Quando estourou o escândalo do mensalão, em 2005, companheiros de Genoino ficaram preocupados com o comportamento depressivo apresentado pelo ex-presidente do PT. Ele chegou a ficar mais de um mês no quarto, com pouca disposição para receber até mesmo os amigos mais próximos. Pessoas que testemunharam aquele momento lembram do abatimento que acometeu o ex-deputado.
Com o início do julgamento, ele se tornou ainda mais tenso e nervoso. "A depressão voltou para valer", disse um interlocutor que acompanha o processo do mensalão. O advogado Luiz Fernando Pacheco reconhece que o cliente está ansioso com a proximidade da análise do caso pelos ministros do STF. "Esse processo estava dormindo há sete anos e agora vivemos os momentos finais. Claro que existe uma grande expectativa, mas Genoino está convicto da legalidade de seus atos", completou o defensor, buscando desanuviar o ambiente.

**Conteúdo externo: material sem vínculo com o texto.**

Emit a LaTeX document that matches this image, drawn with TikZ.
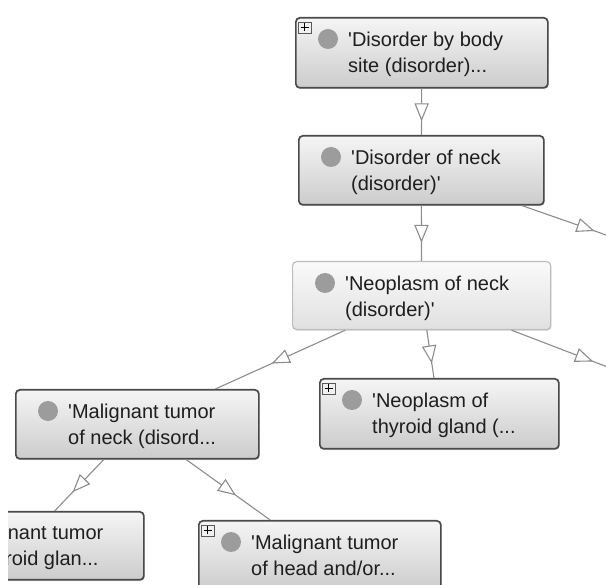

Renúncia Dirceu, ao contrário, jamais se abateu, pelo menos publicamente. Assim que o presidente nacional do PTB, Roberto Jefferson – também réu no processo do mensalão – o apontou como "chefe da quadrilha" do suposto esquema de pagamento de propinas à base aliada de Lula em troca de apoio político, ele renunciou ao cargo de ministro da Casa Civil, repassando a vaga para a atual presidente, Dilma Rousseff, a quem cumprimentou como "companheira de armas" (Dilma também foi guerrilheira). Em seguida, enfrentou o processo de cassação do mandato de deputado federal na Câmara.
Genoino acabou conseguindo se eleger deputado federal em 2006, mas o mandato foi mais discreto e com menos brilho do que suas passagens anteriores pela Câmara. Em 2010, não conseguiu se reeleger, permanecendo na fila dos suplentes da bancada. Graças à proximidade com os militares e com o então ministro da Justiça, Nelson Jobim, foi nomeado assessor especial do Ministério da Defesa. No início do julgamento, tirou férias de 30 dias. Agora, está de licença médica para tratamento de saúde.
José Dirceu resolveu arriscar-se na iniciativa privada e virou consultor de diversas empresas, valendo-se de sua experiência como ex-homem forte do governo. Ele não revela quais são os clientes, alegando confidencialidade, mas comenta-se que presta serviços para Carlos Slim – o homem mais rico do mundo – e para o proprietário da Delta Construções, Fernando Cavendish.